O caminho que ele percorreu até a derrota para Biden é o mesmo que Bolsonaro trafega
Trump seria muito provavelmente reeleito se não houvesse o coronavírus, que o desmascarou. Suas mentiras, apesar de contadas aos milhares, eram absorvidas como mais do mesmo. Pareciam uma bobagem. Não eram, como se veria mais tarde. Seu estado de confrontação permanente também não assustava no princípio. Seus adversários do Partido Democrata tampouco se entusiasmaram com a campanha que viam se encaminhar para uma derrota inevitável.
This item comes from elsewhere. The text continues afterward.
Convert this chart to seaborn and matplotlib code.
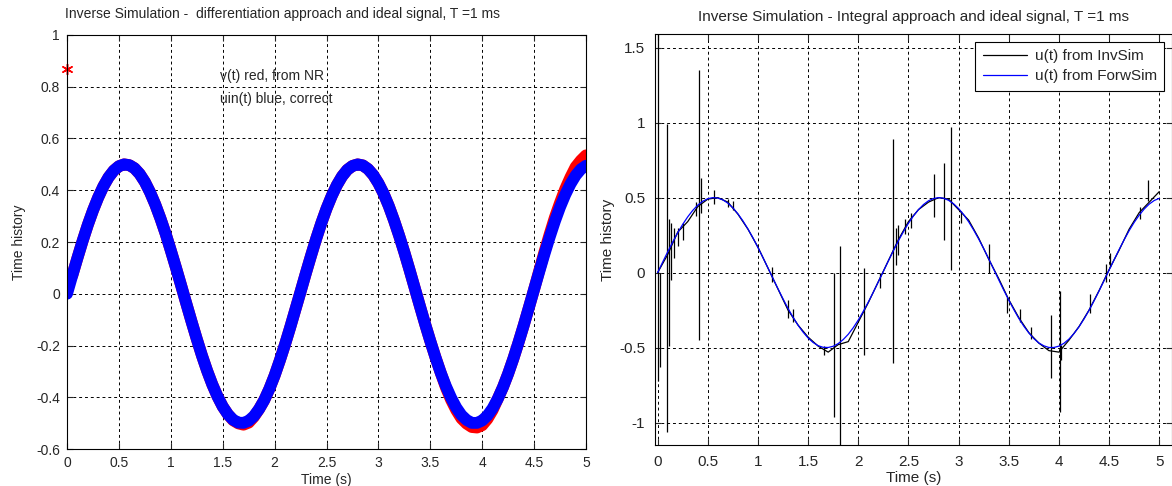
import numpy as np
import pandas as pd
import seaborn as sns
import matplotlib
matplotlib.use("Agg")
import matplotlib.pyplot as plt

# sample times (s) for the ideal signal and the NR solution
t_fine = [0.0, 0.05, 0.1, 0.15, 0.2, 0.25, 0.3, 0.35, 0.4, 0.45,
          0.5, 0.55, 0.6, 0.65, 0.7, 0.75, 0.8, 0.85, 0.9, 0.95,
          1.0, 1.05, 1.1, 1.15, 1.2, 1.25, 1.3, 1.35, 1.4, 1.45,
          1.5, 1.55, 1.6, 1.65, 1.7, 1.75, 1.8, 1.85, 1.9, 1.95,
          2.0, 2.05, 2.1, 2.15, 2.2, 2.25, 2.3, 2.35, 2.4, 2.45,
          2.5, 2.55, 2.6, 2.65, 2.7, 2.75, 2.8, 2.85, 2.9, 2.95,
          3.0, 3.05, 3.1, 3.15, 3.2, 3.25, 3.3, 3.35, 3.4, 3.45,
          3.5, 3.55, 3.6, 3.65, 3.7, 3.75, 3.8, 3.85, 3.9, 3.95,
          4.0, 4.05, 4.1, 4.15, 4.2, 4.25, 4.3, 4.35, 4.4, 4.45,
          4.5, 4.55, 4.6, 4.65, 4.7, 4.75, 4.8, 4.85, 4.9, 4.95, 5.0]
u_ideal = [0.0, 0.070, 0.138, 0.204, 0.266, 0.322, 0.372, 0.415, 0.450, 0.476,
           0.493, 0.500, 0.497, 0.485, 0.463, 0.432, 0.392, 0.345, 0.291, 0.232,
           0.167, 0.100, 0.031, -0.039, -0.108, -0.175, -0.239, -0.298, -0.351, -0.397,
           -0.436, -0.466, -0.487, -0.498, -0.499, -0.491, -0.473, -0.446, -0.411, -0.367,
           -0.316, -0.258, -0.196, -0.130, -0.061, 0.008, 0.078, 0.146, 0.212, 0.273,
           0.329, 0.378, 0.420, 0.454, 0.479, 0.494, 0.500, 0.496, 0.482, 0.459,
           0.427, 0.387, 0.339, 0.284, 0.224, 0.160, 0.092, 0.022, -0.048, -0.117,
           -0.183, -0.246, -0.305, -0.357, -0.402, -0.440, -0.469, -0.488, -0.499, -0.499,
           -0.490, -0.471, -0.443, -0.406, -0.361, -0.309, -0.251, -0.188, -0.122, -0.053,
           0.017, 0.086, 0.154, 0.219, 0.280, 0.335, 0.383, 0.424, 0.457, 0.481, 0.495]
# v(t) from Newton-Raphson (first sample is the odd starting value)
v_nr = [0.867, 0.070, 0.138, 0.204, 0.266, 0.322, 0.372, 0.415, 0.450, 0.476,
        0.493, 0.500, 0.497, 0.485, 0.463, 0.432, 0.392, 0.345, 0.291, 0.232,
        0.167, 0.100, 0.031, -0.039, -0.108, -0.175, -0.239, -0.298, -0.351, -0.397,
        -0.436, -0.466, -0.489, -0.501, -0.506, -0.498, -0.476, -0.446, -0.411, -0.367,
        -0.316, -0.258, -0.196, -0.130, -0.061, 0.008, 0.078, 0.146, 0.212, 0.273,
        0.329, 0.378, 0.420, 0.454, 0.479, 0.494, 0.500, 0.496, 0.482, 0.459,
        0.427, 0.387, 0.339, 0.284, 0.224, 0.160, 0.092, 0.022, -0.048, -0.117,
        -0.183, -0.246, -0.305, -0.362, -0.410, -0.450, -0.482, -0.502, -0.515, -0.517,
        -0.508, -0.484, -0.450, -0.406, -0.361, -0.309, -0.251, -0.188, -0.122, -0.053,
        0.017, 0.090, 0.162, 0.230, 0.295, 0.352, 0.405, 0.450, 0.490, 0.515, 0.535]

# u(t) from inverse simulation (integral approach), smooth part
t_inv = [0.0, 0.1, 0.2, 0.3, 0.4, 0.5, 0.6, 0.7, 0.8, 0.9,
         1.0, 1.1, 1.2, 1.3, 1.4, 1.5, 1.6, 1.7, 1.8, 1.9,
         2.0, 2.1, 2.2, 2.3, 2.4, 2.5, 2.6, 2.7, 2.8, 2.9,
         3.0, 3.1, 3.2, 3.3, 3.4, 3.5, 3.6, 3.7, 3.8, 3.9,
         4.0, 4.1, 4.2, 4.3, 4.4, 4.5, 4.6, 4.7, 4.8, 4.9, 5.0]
u_inv = [0.0, 0.12, 0.27, 0.34, 0.44, 0.49, 0.50, 0.47, 0.39, 0.29,
         0.17, 0.03, -0.11, -0.25, -0.35, -0.43, -0.49, -0.53, -0.48, -0.46,
         -0.33, -0.20, -0.06, 0.08, 0.22, 0.34, 0.42, 0.47, 0.50, 0.49,
         0.42, 0.35, 0.23, 0.09, -0.04, -0.18, -0.30, -0.40, -0.47, -0.52,
         -0.53, -0.45, -0.36, -0.25, -0.12, 0.02, 0.15, 0.29, 0.40, 0.47, 0.54]
# spikes in the inverse simulation output: time, low, high
spike_t = [0.005, 0.02, 0.09, 0.11, 0.13, 0.16, 0.20, 0.25, 0.38, 0.41, 0.43, 0.56,
           0.70, 0.75, 1.14, 1.30, 1.35, 1.66, 1.76, 1.82, 2.06, 2.22, 2.35, 2.38,
           2.40, 2.47, 2.53, 2.75, 2.85, 2.92, 3.02, 3.30, 3.48, 3.61, 3.72, 3.92,
           4.01, 4.02, 4.31, 4.47, 4.51, 4.81, 4.89]
spike_lo = [-0.72, -0.63, -1.06, -0.49, -0.05, 0.10, 0.18, 0.22, 0.38, -0.45, 0.40, 0.46,
            0.44, 0.42, -0.06, -0.30, -0.33, -0.55, -0.96, -1.15, -0.55, -0.10, -0.60, 0.05,
            0.12, 0.26, 0.30, 0.37, 0.22, 0.02, 0.33, 0.00, -0.27, -0.33, -0.44, -0.70,
            -0.93, -0.58, -0.27, -0.06, 0.04, 0.36, 0.48]
spike_hi = [1.59, 0.00, 0.99, 0.36, 0.33, 0.30, 0.30, 0.33, 0.47, 1.35, 0.63, 0.55,
            0.49, 0.48, 0.04, -0.18, -0.24, -0.49, 0.00, 0.18, 0.03, 0.00, 0.89, 0.30,
            0.32, 0.36, 0.40, 0.66, 0.73, 0.97, 0.41, 0.19, -0.16, -0.24, -0.36, -0.28,
            -0.12, -0.48, -0.14, 0.06, 0.13, 0.44, 0.62]

x_ticks = [0, 0.5, 1, 1.5, 2, 2.5, 3, 3.5, 4, 4.5, 5]
x_labels = ["0", "0.5", "1", "1.5", "2", "2.5", "3", "3.5", "4", "4.5", "5"]
yl_ticks = [-0.6, -0.4, -0.2, 0, 0.2, 0.4, 0.6, 0.8, 1]
yl_labels = ["-0.6", "-0.4", "-0.2", "0", "0.2", "0.4", "0.6", "0.8", "1"]
yr_ticks = [-1, -0.5, 0, 0.5, 1, 1.5]
yr_labels = ["-1", "-0.5", "0", "0.5", "1", "1.5"]

sns.set_style("ticks")
plt.rcParams["font.family"] = ["Liberation Sans", "DejaVu Sans"]

fig = plt.figure(figsize=(11.72, 4.86), dpi=100)
ax1 = fig.add_axes([0.0572, 0.0761, 0.4428, 0.8519])
ax2 = fig.add_axes([0.5589, 0.0844, 0.4411, 0.8457])

df = pd.DataFrame({"t": t_fine, "ideal": u_ideal, "nr": v_nr})
df_inv = pd.DataFrame({"t": t_inv, "inv": u_inv})

# left: differentiation approach
sns.lineplot(data=df.iloc[1:], x="t", y="nr", color="red", lw=8.5, ax=ax1,
             solid_capstyle="round", solid_joinstyle="round")
sns.lineplot(data=df, x="t", y="ideal", color="blue", lw=8.5, ax=ax1,
             solid_capstyle="round", solid_joinstyle="round")
sns.scatterplot(data=df.iloc[:1], x="t", y="nr", marker=(6, 2, 0), s=55,
                color="red", edgecolor="red", linewidth=1.1, ax=ax1, clip_on=False)
ax1.text(1.47, 0.84, "v(t) red, from NR", va="center", fontsize=10)
ax1.text(1.47, 0.753, "uin(t) blue, correct", va="center", fontsize=10)
ax1.set_xlim(0, 5)
ax1.set_ylim(-0.6, 1)
ax1.set_yticks(yl_ticks, yl_labels)
ax1.set_title("Inverse Simulation -  differentiation approach and ideal signal, T =1 ms",
              fontsize=10, pad=12, x=0.416)
ax1.set_xlabel("Time (s)", fontsize=10, labelpad=2)
ax1.set_ylabel("Time history", fontsize=10, labelpad=7)
ax1.tick_params(labelsize=10, pad=5)

# right: integral approach
ax2.vlines(spike_t, spike_lo, spike_hi, color="black", lw=0.9)
sns.lineplot(data=df_inv, x="t", y="inv", color="black", lw=0.9, ax=ax2,
             label="u(t) from InvSim")
sns.lineplot(data=df, x="t", y="ideal", color="blue", lw=0.9, ax=ax2,
             label="u(t) from ForwSim")
ax2.set_xlim(-0.026, 5.127)
ax2.set_ylim(-1.149, 1.591)
ax2.set_yticks(yr_ticks, yr_labels)
ax2.set_title("Inverse Simulation - Integral approach and ideal signal, T =1 ms",
              fontsize=11, pad=9)
ax2.set_xlabel("Time (s)", fontsize=11, labelpad=2)
ax2.set_ylabel("Time history", fontsize=11, labelpad=3)
ax2.tick_params(labelsize=11, pad=7)
leg = ax2.legend(loc="upper right", fancybox=False, framealpha=1, edgecolor="black",
                 handlelength=2.9, handletextpad=0.5, borderaxespad=0.5, fontsize=11,
                 borderpad=0.5, labelspacing=0.4)
leg.get_frame().set_linewidth(0.8)

for ax in (ax1, ax2):
    ax.set_xticks(x_ticks, x_labels)
    ax.grid(True, color="black", linestyle=(0, (3, 3)), lw=0.7)
    ax.tick_params(direction="in", length=4, top=True, right=True)
    for s in ax.spines.values():
        s.set_visible(True)
        s.set_color("black")
        s.set_linewidth(0.8)

fig.savefig("out.png", dpi=100)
Por isso, talvez, Biden tenha sido o candidato escolhido para a disputa, por ser o mais talhado para o sacrifício.
Embora seja um político valoroso, de trajetória impecável, Biden era visto como um homem velho, de outra época. Eleito, seria o mais velho presidente a tomar posse nos Estados Unidos. Além disso, ou talvez por isso mesmo, seus lapsos de memória eram considerados até por seus mais fiéis aliados como um problema político sério. Biden foi gago na juventude. Corrigiu o problema com tempo e terapia, mas eventualmente tropeça numa palavra ou engasga no meio de uma frase. Um problemão num debate eleitoral.
E foi assim, atropelando aqui e ali uma palavra que não conseguia pronunciar, esbarrando num detalhe, numa cifra, numa referência de que não podia se lembrar, que Biden foi tocando a campanha até ganhar a eleição com margem folgada. Surpresa? Vista desde janeiro de 2020, imensa surpresa. Mas, como a campanha refletiu a negligência de Trump com a pandemia e o transformou num símbolo do negacionismo, a vantagem substancial do republicano foi aos poucos evaporando.
Não foi a economia. Em janeiro do ano passado, a economia americana bombava, e o emprego era pleno. O presidente Donald Trump tinha autoridade, embora sua arrogância tenha sido seguidamente confundida com liderança. Claro que foi enorme o impacto do vírus sobre a vida econômica americana, como de resto em todo o mundo. Milhões de pessoas perderam o emprego, milhares de empresas fecharam suas portas definitivamente. Um número sem tamanho de esperanças e sonhos foi sepultado com os 400 mil americanos que perderam a vida para a Covid-19.
Mas o eleitor saberia interpretar o problema como uma tragédia global e não o atribuiria ao candidato Donald Trump, não fosse ele o mais antidemocrático, mentiroso, arrogante, beligerante e perverso presidente da história americana. Seu descaso negacionista com o vírus contribuiu para a exorbitância das mortes. Trump rejeitou sistematicamente o uso de máscaras, repetiu que o vírus era perigoso apenas para cardíacos e idosos e, já em outubro do ano passado, disse aos americanos: “Não deixem que o vírus domine suas vidas, não tenham medo, saiam às ruas”.
O caminho que Trump percorreu desde sua posse até a derrota para Biden é o mesmo que Jair Bolsonaro trafega no Brasil. E seu desfecho tem tudo para ser o mesmo. Se Bolsonaro não for cassado antes, muito provavelmente vai perder a eleição de 2022. Como ocorreu com Trump, a confiança popular, que era seu maior patrimônio quando tomou posse, foi se deteriorando pelos mesmos motivos que destruíram o ídolo norte-americano: a mentira, o ódio, o desprezo à vida e o desrespeito à democracia.
No Brasil, a pandemia contaminou o governo Bolsonaro da mesma forma que destruiu o de Trump. Uma boa parte das mais de 210 mil vítimas brasileiras deve ser atribuída à negligência e ineficiência do governo federal. A ilusão do tratamento precoce e o descaso com cuidados básicos, além dos maus exemplos, da politização do vírus e do atraso deliberado na compra de vacinas, aumentaram a conta de brasileiros mortos. Bolsonaro, seus pazuellos e ernestos um dia pagarão pelos crimes agora cometidos.
E agora, quando percebeu estar encurralado, tornou a ameaçar a democracia. Uma de suas velhas retóricas, a mais infame delas, voltou a brotar na boca do presidente. Os brasileiros devem dar ao golpismo de Bolsonaro o mesmo destino que os americanos deram ao de Trump: o lixo. Se não for já, que seja logo mais, em outubro do ano que vem.